Andando ben oltre l’ormai ritrita e banalizzante retorica di mafia capitale come quella di Roma criminale, Le mosche – il nuovo romanzo di Emiliano Ereddia (Il Saggiatore, pp. 640, euro 18) – indaga (finalmente) la città di Roma rivelandone un carattere inedito o quanto meno poco perlustrato negli ultimi anni.

Per certi versi per la prima volta si avverte in un romanzo contemporaneo che comunque si inserisce pienamente nel genere noir o poliziesco che dir si voglia, uno sguardo su Roma che contempli pienamente le contraddizioni di una capitale in lotta reale e potremmo dire non solo criminale, ma anche quotidiana e spiccia con il potere. Non solo dunque la messa in scena di una sterminata periferia senza luogo e definizione o peggio ancora di un caratteristico centro storico privo di ogni legame con il proprio tempo, ma quasi paralizzato plasticamente in un’interminabile sequenza anni ’50.

L’impressione invece qui è che proprio partendo da una narrazione, da uno sguardo cinematografico dentro al quale Roma assume a tratti le sembianze della Los Angeles di Michael Mann, l’autore elabori un discorso non solo narrativo ma pienamente letterario dando spazio ad una scrittura mai di servizio, ma fortemente strutturale (come sempre dovrebbe essere) al discorso.

ED È GRAZIE AD UNA LINGUA che tracima in continuazione, spesso anche avventurandosi virtuosamente in veri e propri esercizi di stile, che si sviluppa una trama densa e che Emiliano Ereddia caratterizza in modo brillante i suoi personaggi, a tratti volutamente fumettistici, ma mai piattamente bidimensionali. Quindi, se si sente la forza visionaria di una sceneggiatura ben costruita, non si sente in compenso alcuna fragilità narrativa, anzi il romanzo prosegue accompagnando a tutta velocità il lettore come in un fiume in piena.

Una lettura densa, godibile che fa piazza pulita degli ormai stanchi approcci che hanno dato forma negli ultimi anni ad una Roma all’americana ormai ridotta ad un prevedibile format, ma che facendo il percorso inverso dal cinema verso la letteratura sa recuperare gli stilemi preziosi del genere prendendo spunto dalla cinematografia contemporanea (non solo appunto Michael Mann, ma anche quella parte di cinema coreano che va da Chan-wook Park fino al recentemente celebrato Bong Joon-ho) dando forma ad una sintesi originale tetra e surreale, dove Il signore delle mosche sembra riproporsi riscritto da un redivivo Alberto Savinio.

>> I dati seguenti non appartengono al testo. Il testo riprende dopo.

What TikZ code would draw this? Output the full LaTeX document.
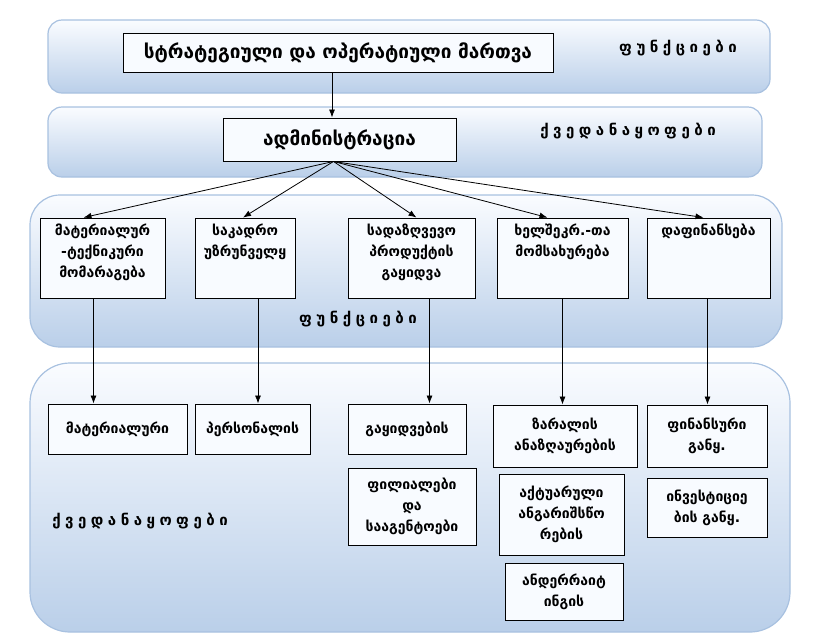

Le mosche di Emiliano Ereddia oltre che rivelare una voce compiuta per la narrativa italiana offre finalmente una vista su Roma nella sua folle rincorsa verso un’età contemporanea che ha sempre nella capitale un tempo particolare tutto suo. Ritratto di Roma, ovvero di una macchina celibe in cui bellezza e giustizia assumono colori imprevedibili e spesso dal valore opposto, ma che è infinitamente più necessario raccontare. Uno specchio vivido e potente che nella sua frastagliata complessità mostra i contorni di un mondo che è tutto meno che romano, ma che di Roma vive nello spirito di una lotta inevitabile quanto infinita con l’essere presente.

L’ASSENZA DI ROMA è infatti di conseguenza l’altro vero elemento portante del thriller che si scioglie nell’emotività sconnessa di personaggi tanto radicali da offrire sempre uno spazio, una breccia per rivelarne i conflitti interiori. Scomparire, finire nel nulla è infatti forse un altro modo per restare a Roma, città fagocitatrice e ingorda che si rivela però sempre più fragile e colpita da estrema magrezza. A Roma, ci insegna indirettamente Le mosche, non è il passato o il futuro a fare male, ma un pericoloso e irriducibile esistente.